Arenado is a truly special defender. Even if Bryant was playing third base every day, he’d be hard-pressed to match Arenado defensively. If he’s only there about 60 percent of the time, it’s never going to happen.
Next up is our answer from Josh Sadlock. Covering the Orioles, you’d expect him to side with Manny Machado. His answer though, may surprise you.
“I would be inclined to rank Arenado just a shade ahead of Machado right now. Defensively, they’re impossible to separate. Manny has to show more discipline at the plate for me to move him ahead of Arenado. He had a hard time in the second half last year when (Chris) Davis and (Mark) Trumbo were struggling.”
However, he continues,
“Manny looks like he’s added 10-15 lbs of muscle over the winter, and has been playing out of his mind at the WBC, so it really wouldn’t surprise me to see him vault past Arenado this year.”
REACTION: It’s hard to argue with Sadlock’s claim that the players are impossible to separate defensively. Arenado and Machado aren’t just two of the best defensive third baseman in the game. They’re two of the best defenders at any position in the game.

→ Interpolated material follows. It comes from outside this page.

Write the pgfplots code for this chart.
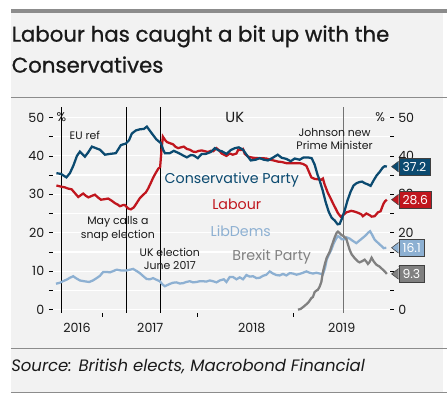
\documentclass[border=0pt]{standalone}
\usepackage{pgfplots}
\pgfplotsset{compat=1.18}
\usepackage{fontspec}
\setmainfont{Poppins}
\newfontfamily\titlefont{Poppins}[FakeBold=0.8]
\definecolor{con}{HTML}{0B4A70}
\definecolor{lab}{HTML}{C0161E}
\definecolor{ld}{HTML}{8DB0D2}
\definecolor{bxp}{HTML}{808080}
\definecolor{panel}{HTML}{F2F2F2}
\definecolor{rule}{HTML}{8C8C8C}
\definecolor{ink}{HTML}{1A1A1A}

\tikzset{valbox/.style={anchor=west, draw=black!75, line width=0.4pt, text=white,
    font=\fontsize{9.3}{10}\selectfont, inner xsep=2.8pt, inner ysep=0pt,
    minimum height=12.5pt}}

\pgfplotstableread{
m v
6.31 35.5
6.88 35.3
7.56 34.4
8.0 35.5
8.44 37.5
8.88 40.0
9.25 41.1
9.88 39.8
10.25 40.8
10.75 42.4
11.25 42.0
11.75 41.6
12.38 40.3
13.0 40.5
13.75 40.7
14.38 42.8
15.0 43.2
15.38 44.0
15.75 45.8
16.25 46.6
16.75 46.9
17.25 47.0
17.63 47.6
18.19 46.0
18.81 44.3
19.38 43.3
19.69 41.5
19.88 40.7
20.5 40.7
21.0 41.3
21.63 40.7
22.25 40.0
22.63 39.6
23.13 40.2
23.5 40.1
24.0 39.4
24.5 40.5
25.0 40.5
25.63 41.0
26.13 42.0
26.63 41.4
27.0 41.2
27.59 40.5
28.13 41.5
28.63 42.0
29.13 42.2
29.66 41.6
30.13 40.2
30.63 38.8
31.25 39.0
31.75 39.4
32.25 39.0
32.79 38.8
33.38 39.5
34.0 40.3
34.5 39.5
35.09 39.2
35.63 38.6
36.13 39.3
36.75 39.0
37.25 39.6
37.75 39.6
38.25 39.4
38.63 37.7
39.0 35.0
39.25 33.6
39.63 31.0
40.0 28.0
40.38 25.5
40.75 23.9
41.13 23.2
41.5 22.2
41.75 22.3
42.0 23.5
42.38 25.8
42.75 28.5
43.13 30.7
43.5 32.3
43.88 32.9
44.25 33.2
44.56 33.3
44.88 32.9
45.25 32.6
45.63 32.2
46.0 33.6
46.38 34.9
46.75 35.8
47.13 36.9
47.38 37.3
47.66 37.2
}\conTable

\pgfplotstableread{
m v
6.31 32.3
6.88 32.0
7.38 31.8
7.75 31.5
8.21 31.3
8.63 30.3
9.04 29.3
9.38 29.8
9.66 30.2
10.0 29.6
10.31 29.2
10.75 29.6
11.13 29.9
11.5 29.2
11.88 28.6
12.25 28.7
12.79 28.9
13.25 28.3
13.63 27.7
14.0 27.3
14.25 26.9
14.66 27.2
14.88 27.2
15.29 26.3
15.63 26.1
16.0 26.6
16.38 27.8
16.75 29.0
17.13 29.8
17.5 30.5
17.79 31.5
18.13 33.0
18.41 34.3
18.75 35.6
19.04 36.6
19.29 37.1
19.44 41.0
19.63 45.0
19.88 44.2
20.13 43.6
20.5 43.3
20.91 43.0
21.25 42.3
21.54 42.0
21.88 42.2
22.25 42.4
22.63 41.8
23.0 41.6
23.41 41.1
23.75 41.0
24.13 41.3
24.5 41.4
24.88 41.2
25.29 41.0
25.63 41.3
25.94 41.2
26.34 42.0
26.63 41.5
27.0 40.6
27.59 40.0
28.0 40.6
28.38 40.3
28.84 40.6
29.06 41.6
29.38 41.5
29.66 41.8
29.88 40.5
30.29 39.8
30.91 39.5
31.5 39.4
32.0 39.4
32.59 39.3
33.0 39.0
33.5 38.8
34.04 38.5
34.5 38.4
35.09 38.1
35.63 38.1
36.34 38.1
36.75 38.1
37.16 37.9
37.59 37.4
37.88 36.0
38.21 34.4
38.63 34.0
39.04 33.9
39.46 33.8
39.66 34.1
39.88 32.5
40.29 30.3
40.63 28.9
40.91 27.7
41.25 26.3
41.54 25.1
41.88 24.2
42.13 24.5
42.59 25.3
43.21 25.7
43.63 25.5
44.04 25.2
44.46 24.8
44.66 24.3
45.09 25.0
45.5 24.6
45.75 24.2
46.13 24.3
46.54 25.3
46.88 25.6
47.06 26.6
47.25 27.6
47.44 28.2
47.66 28.6
}\labTable

\pgfplotstableread{
m v
6.25 6.75
6.75 7.0
7.13 7.4
7.59 7.8
8.0 8.3
8.41 8.7
8.75 8.2
9.25 7.6
9.75 7.4
10.41 7.2
10.88 7.6
11.34 8.2
11.75 8.8
12.16 9.8
12.63 9.8
13.0 9.7
13.38 10.0
13.84 10.4
14.38 10.2
15.09 10.2
15.5 10.4
15.91 10.6
16.31 10.1
16.75 9.5
17.13 8.8
17.59 8.0
18.0 7.9
18.41 8.2
18.81 7.8
19.25 7.4
19.56 6.6
19.88 6.1
20.19 6.4
20.5 6.7
20.88 7.0
21.34 7.1
21.75 6.8
22.16 6.9
22.56 7.2
23.0 7.4
23.41 7.1
23.84 7.2
24.25 7.4
24.66 7.4
25.06 7.3
25.5 7.6
25.91 7.4
26.34 7.1
26.75 7.6
27.25 7.9
27.59 7.2
28.0 8.5
28.41 8.5
28.84 7.9
29.25 8.4
29.66 7.9
30.09 9.0
30.5 8.6
30.91 8.7
31.34 8.2
31.75 8.3
32.16 8.8
32.59 9.1
33.0 9.95
33.41 9.4
33.84 9.0
34.25 8.9
34.66 9.3
35.09 8.9
35.5 9.5
35.91 9.4
36.34 9.1
36.75 9.3
37.16 9.6
37.59 9.95
38.0 9.6
38.41 9.4
38.84 9.6
39.25 9.4
39.66 9.2
39.94 11.0
40.13 13.0
40.38 14.2
40.71 15.6
41.0 17.2
41.34 18.6
41.56 19.1
41.75 18.9
42.0 18.3
42.38 18.3
42.63 18.8
43.0 18.5
43.25 18.1
43.84 17.3
44.25 18.0
44.66 18.7
45.0 19.3
45.31 20.0
45.56 20.4
45.81 19.5
46.13 18.2
46.54 17.4
46.96 16.6
47.25 16.0
47.59 16.1
}\ldTable

\pgfplotstableread{
m v
36.54 0.0
36.88 0.2
37.25 0.8
37.59 1.4
37.88 2.0
38.21 3.0
38.41 3.3
38.63 4.6
38.88 5.0
39.04 5.2
39.25 6.0
39.46 7.2
39.66 9.8
39.88 11.7
40.13 13.5
40.5 15.0
40.91 17.5
41.13 18.8
41.38 20.0
41.54 20.3
41.75 19.9
42.0 19.4
42.25 19.1
42.59 18.4
42.79 17.0
43.0 15.6
43.25 14.4
43.63 13.4
44.0 12.6
44.25 12.3
44.56 12.6
44.88 13.0
45.13 12.4
45.29 11.9
45.5 12.4
45.75 13.5
46.0 12.6
46.34 11.7
46.75 11.2
47.16 10.4
47.5 9.7
47.66 9.3
}\bxpTable

\pgfplotsset{
  base/.style={
    at={(39.75pt,60.675pt)}, anchor=south west,
    scale only axis, width=252.75pt, height=154.77pt,
    xmin=5.875, xmax=48, ymin=-0.8, ymax=52.8,
    axis line style={draw=none},
    clip=false,
    tick align=outside,
    major tick length=3pt, minor tick length=3pt,
    every tick/.style={black, line width=0.5pt},
    ytick={0,10,...,50}, minor ytick={5,15,...,45},
    /pgf/number format/assume math mode=true,
    tick label style={font=\fontsize{9.5}{11}\selectfont, text=ink},
  }
}

\begin{document}
\begin{tikzpicture}
\begin{scope}[yshift=295.5pt, x=0.75pt, y=-0.75pt]
  \fill[white] (0,0) rectangle (447,394);
  \fill[panel] (11,13) rectangle (443,392);
  \fill[rule] (11,9) rectangle (447,13);
  \draw[rule, line width=0.75pt] (11,98) -- (447,98);
  \draw[rule, line width=0.75pt] (11,349) -- (447,349);
  \draw[rule, line width=0.75pt] (11,392.5) -- (447,392.5);
  \node[anchor=base west, inner sep=0, text=ink, font=\titlefont\fontsize{16}{19}\selectfont] at (11.5,41.7) {Labour has caught a bit up with the};
  \node[anchor=base west, inner sep=0, text=ink, font=\titlefont\fontsize{16}{19}\selectfont] at (11.5,72.7) {Conservatives};
  \node[anchor=base west, inner sep=0, text=ink, font=\fontsize{12.4}{14}\selectfont\itshape] at (11,371.5) {Source: British elects, Macrobond Financial};
\end{scope}

\begin{axis}[base,
  ytick pos=left,
  xtick={12,24,36}, xticklabels={},
  xtick pos=bottom,
  extra x ticks={8.875,18.06,30.75,42},
  extra x tick labels={2016,2017,2018,2019},
  extra x tick style={major tick length=0pt, xticklabel style={yshift=-4.5pt}},
  ymajorgrids, yminorgrids,
  major grid style={white, line width=0.9pt},
  minor grid style={white, line width=0.9pt},
]
  \draw[black, line width=0.75pt] (axis cs:7,-0.8) -- (axis cs:7,52.8);
  \draw[black, line width=0.75pt] (axis cs:15.13,-0.8) -- (axis cs:15.13,52.8);
  \draw[black, line width=0.75pt] (axis cs:19.38,-0.8) -- (axis cs:19.38,52.8);
  \draw[bxp!90!black, line width=0.9pt] (axis cs:42.25,-0.8) -- (axis cs:42.25,52.8);

  \addplot[ld, line width=1.7pt] table[x=m,y=v] {\ldTable};
  \addplot[bxp, line width=1.7pt] table[x=m,y=v] {\bxpTable};
  \addplot[lab, line width=1.7pt] table[x=m,y=v] {\labTable};
  \addplot[con, line width=1.7pt] table[x=m,y=v] {\conTable};

  \node[text=ink, font=\fontsize{8.2}{9.9}\selectfont] at (axis cs:9.875,45.2) {EU ref};
  \node[text=ink, align=center, font=\fontsize{8.2}{10.3}\selectfont] at (axis cs:14.0,21.0) {May calls a\\snap election};
  \node[text=ink, align=center, font=\fontsize{8.2}{9.9}\selectfont] at (axis cs:20.5,13.1) {UK election\\June 2017};
  \node[text=ink, align=center, font=\fontsize{8.2}{9.9}\selectfont] at (axis cs:41.125,44.3) {Johnson new\\Prime Minister};
  \node[text=ink, font=\fontsize{11}{13}\selectfont] at (axis cs:28.63,50.1) {UK};
  \node[text=con, font=\fontsize{10.7}{12}\selectfont] at (axis cs:28.25,33.8) {Conservative Party};
  \node[text=lab, font=\fontsize{10.7}{12}\selectfont] at (axis cs:28.88,27.5) {Labour};
  \node[text=ld, font=\fontsize{10.7}{12}\selectfont] at (axis cs:29.38,20.3) {LibDems};
  \node[text=bxp, font=\fontsize{10.7}{12}\selectfont] at (axis cs:33.25,13.8) {Brexit Party};
  \node[text=ink, font=\fontsize{9.5}{11}\selectfont] at (axis cs:6.94,50.0) {\%};
\end{axis}

\begin{axis}[base,
  xtick=\empty,
  ytick pos=right, yticklabel pos=right,
]
  \node[text=ink, font=\fontsize{9.5}{11}\selectfont, anchor=east] at (axis cs:48,50.0) {\%};
  \node[valbox, fill=con] (b1) at ([xshift=6.75pt]axis cs:48,37.2) {37.2};
  \filldraw[fill=con, draw=black!75, line width=0.4pt] ([yshift=4pt]b1.west) -- ([xshift=-5.25pt]b1.west) -- ([yshift=-4pt]b1.west);
  \node[valbox, fill=lab] (b2) at ([xshift=6.75pt]axis cs:48,28.6) {28.6};
  \filldraw[fill=lab, draw=black!75, line width=0.4pt] ([yshift=4pt]b2.west) -- ([xshift=-5.25pt]b2.west) -- ([yshift=-4pt]b2.west);
  \node[valbox, fill=ld] (b3) at ([xshift=6.75pt]axis cs:48,16.1) {16.1};
  \filldraw[fill=ld, draw=black!75, line width=0.4pt] ([yshift=4pt]b3.west) -- ([xshift=-5.25pt]b3.west) -- ([yshift=-4pt]b3.west);
  \node[valbox, fill=bxp] (b4) at ([xshift=6.75pt]axis cs:48,9.3) {9.3};
  \filldraw[fill=bxp, draw=black!75, line width=0.4pt] ([yshift=4pt]b4.west) -- ([xshift=-5.25pt]b4.west) -- ([yshift=-4pt]b4.west);
\end{axis}
\end{tikzpicture}
\end{document}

Still just 24 years old, many believe Machado will one day end up at shortstop permanently.
The criticism of Machado’s plate discipline caught me off-guard, but sure enough, Sadlock has a point here. Machado drew a walk in less than seven percent of his at-bats last season. His .333 career OBP is somewhat disappointing for such a talented hitter. Arenado is not exactly known for his command of the strike zone either (his career OBP is .331), but his walk rate and OBP grew dramatically in 2016, while Machado’s regressed slightly.
The claims of Machado’s muscle growth are hard to verify. I’m somewhat skeptical of the idea that a player could add 15 pounds of sheer muscle in one off-season, and even if he could, more muscles don’t always lead to more home runs. That being said, Machado is very young and very skinny, so it’s not hard to envision him growing into a more mature body in the near future.
The last sentence of Sadlock’s answer is interesting to me, because it seems to imply that he believes Arenado has reached his ceiling as a player, while Machado still has room to grow. I’m not convinced that’s true though.
On the surface, this kind of makes sense because Machado is younger and just looks like he has more growing to do. But the age gap between Machado and Arenado isn’t all that significant. The two were born just less than a year and a half apart. In terms of MLB experience, Arenado is actually behind Machado, both in seasons (4 vs. 5) and games (561 vs. 608).
It’s entirely possible, perhaps even likely, that Machado will be an even better player in 2017. But it’s hard to acknowledge that without also acknowledging that you could easily say the same about Arenado.